Don't mistake this for a dessert, this eggy, bread side dish is the perfect accompaniment for prime rib!
- 3 large Eggs
- 1 cup All-Purpose Flour
- 3/4 cup Whole Milk
- 1/2 teaspoon Salt
- Vegetable Oil or Beef Drippings
- Make-Ahead: Once the Puddings have been baked, they can be cooled and reheated in the oven before serving.
- Using a whisk or an electric mixer, in a large bowl, beat the Eggs with the Flour for about 5 minutes, or until smooth and sticky. The more the Pudding Batter is beaten in the early stage of making it, the better the Puddings will rise when cooked in the oven.
- Gradually beat in the Milk to form a smooth Batter. Add the Salt and set aside to rest for 1 hour.
- Preheat the oven to 400°F/200°C.
- Evenly divide 2 tablespoons of vegetable oil between each cup of a 12 count large muffin pan and top each with 3-4 tablespoons of batter.
- Bake for about 20 minutes, or until the Pudding is set around the sides, puffed, and golden brown. Remove the pan from the oven and lift the Puddings out of the pans and let them dry. Serve the Puddings warm.
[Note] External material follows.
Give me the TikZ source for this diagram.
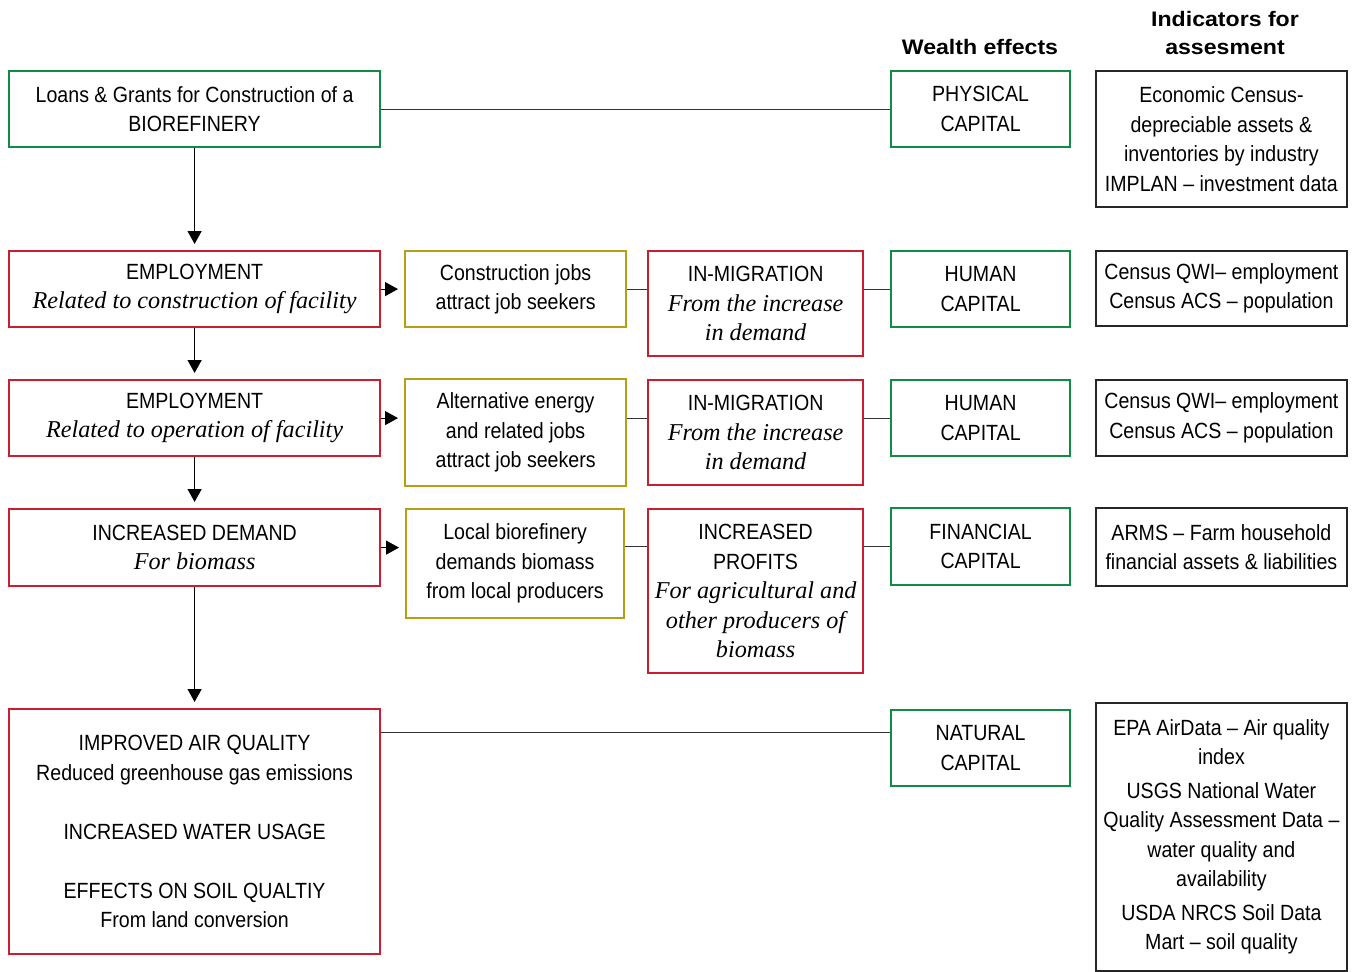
\documentclass[tikz,border=0pt]{standalone}
\usepackage{fontspec}
\setmainfont{Liberation Sans}[FakeStretch=0.89]
\newfontfamily\seriffam{Liberation Serif}
\newfontfamily\headfont{Liberation Sans}[FakeStretch=1.1]
\usepackage{tikz}
\usetikzlibrary{arrows.meta, positioning}

\definecolor{capgreen}{RGB}{16,140,68}
\definecolor{effred}{RGB}{200,30,48}
\definecolor{jobolive}{RGB}{180,160,20}
\newcommand{\subtxt}[1]{{\fontsize{24.2}{29.5}\selectfont\seriffam\itshape #1}}

\begin{document}
\begin{tikzpicture}[x=1pt, y=-1pt]
\tikzset{box/.style={rectangle, draw, line width=2.2pt, inner sep=0pt, align=center, anchor=north west, font=\fontsize{22}{29.5}\selectfont}}
	\tikzset{boxG/.style={box, draw=capgreen}}
	\tikzset{boxR/.style={box, draw=effred}}
	\tikzset{boxY/.style={box, draw=jobolive}}
	\tikzset{boxK/.style={box, draw=black!85, line width=1.8pt}}
	\tikzset{head/.style={align=center, inner sep=0pt, font=\headfont\bfseries\fontsize{21}{28}\selectfont}}
	\tikzset{flow/.style={-{Triangle[length=13pt,width=14pt]}, line width=1.2pt, shorten >=6pt}}
	\tikzset{link/.style={line width=1.2pt, draw=black!80}}

	\newcommand{\cbox}[7]{
\node[#1, minimum width=#4pt-#2pt, minimum height=#5pt-#3pt] (#6) at (#2,#3) {#7};
	}

\useasboundingbox (0,0) rectangle (1353,972);

% headers
\node[head] (wealth) at (980,47) {Wealth effects};
\node[head] (indic) at (1225,33) {Indicators for\\assesment};

% chain of effects
\cbox{boxG}{8}{70}{379}{146}{loans}{Loans \& Grants for Construction of a\\BIOREFINERY}
\cbox{boxR}{8}{250}{379}{326}{empA}{EMPLOYMENT\\\subtxt{Related to construction of facility}}
\cbox{boxR}{8}{379}{379}{455}{empB}{EMPLOYMENT\\\subtxt{Related to operation of facility}}
\cbox{boxR}{8}{508}{379}{585}{demand}{INCREASED DEMAND\\\subtxt{For biomass}}
\cbox{boxR}{8}{708}{379}{953}{air}{IMPROVED AIR QUALITY\\Reduced greenhouse gas emissions\\[29.5pt]INCREASED WATER USAGE\\[29.5pt]EFFECTS ON SOIL QUALTIY\\From land conversion}

\cbox{boxY}{404}{250}{625}{326}{jobsA}{Construction jobs\\attract job seekers}
\cbox{boxY}{404}{378}{625}{485}{jobsB}{Alternative energy\\and related jobs\\attract job seekers}
\cbox{boxY}{405}{508}{623}{617}{local}{Local biorefinery\\demands biomass\\from local producers}

\cbox{boxR}{647}{250}{862}{355}{migA}{IN-MIGRATION\\\subtxt{From the increase}\\\subtxt{in demand}}
\cbox{boxR}{647}{379}{862}{484}{migB}{IN-MIGRATION\\\subtxt{From the increase}\\\subtxt{in demand}}
\cbox{boxR}{647}{508}{862}{672}{profits}{INCREASED\\PROFITS\\\subtxt{For agricultural and}\\\subtxt{other producers of}\\\subtxt{biomass}}

% wealth effects
\cbox{boxG}{890}{70}{1069}{146}{physical}{PHYSICAL\\CAPITAL}
\cbox{boxG}{890}{250}{1069}{326}{humanA}{HUMAN\\CAPITAL}
\cbox{boxG}{890}{379}{1069}{455}{humanB}{HUMAN\\CAPITAL}
\cbox{boxG}{890}{507}{1069}{584}{financial}{FINANCIAL\\CAPITAL}
\cbox{boxG}{890}{709}{1069}{785}{natural}{NATURAL\\CAPITAL}

% indicators
\cbox{boxK}{1095}{70}{1346}{206}{indA}{Economic Census-\\depreciable assets \&\\inventories by industry\\IMPLAN \textendash{} investment data}
\cbox{boxK}{1095}{250}{1346}{325}{indB}{Census QWI\textendash{} employment\\Census ACS \textendash{} population}
\cbox{boxK}{1095}{379}{1346}{455}{indC}{Census QWI\textendash{} employment\\Census ACS \textendash{} population}
\cbox{boxK}{1095}{507}{1346}{585}{indD}{ARMS \textendash{} Farm household\\financial assets \& liabilities}
\cbox{boxK}{1095}{702}{1346}{970}{indE}{EPA AirData \textendash{} Air quality\\index\\[4pt]USGS National Water\\Quality Assessment Data \textendash\\water quality and\\availability\\[4pt]USDA NRCS Soil Data\\Mart \textendash{} soil quality}

% vertical flow
\draw[flow] (loans) -- (empA);
\draw[flow] (empA) -- (empB);
\draw[flow] (empB) -- (demand);
\draw[flow] (demand) -- (air);

% rows
\draw[flow] (empA.east) -- (empA.east -| jobsA.west);
\draw[link] (jobsA.east) -- (jobsA.east -| migA.west);
\draw[link] (migA.east |- humanA.west) -- (humanA.west);

\draw[flow] (empB.east) -- (empB.east -| jobsB.west);
\draw[link] (jobsB.east |- empB.east) -- (migB.west |- empB.east);
\draw[link] (migB.east |- humanB.west) -- (humanB.west);

\draw[flow] (demand.east) -- (demand.east -| local.west);
\draw[link] (local.east |- financial.west) -- (profits.west |- financial.west);
\draw[link] (profits.east |- financial.west) -- (financial.west);

\draw[link] (loans.east) -- (physical.west);
\coordinate (natin) at ([yshift=16pt]natural.west);
\draw[link] (air.east |- natin) -- (natin);
%\draw[link] (natural.east) -- (indE.west);
\end{tikzpicture}
\end{document}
- Alternatively, you can make large Pudding using an 8" non-stick pan. Pour about 1/4 cup of Oil into the pan and then pour about 1/3 cup Batter into the pan. Bake for 20-25 minutes or until puffed and rich golden brown. Remove from the pan and let dry. Serve warm.
Alternatively, you can make large pudding using an 8" non-stick pan. Pour about 1/4 cup of oil into the pan and then pour about 1/3 cup batter into the pan. Bake for 20-25 minutes or until puffed and rich golden brown. Remove from the pan and let dry. Serve warm.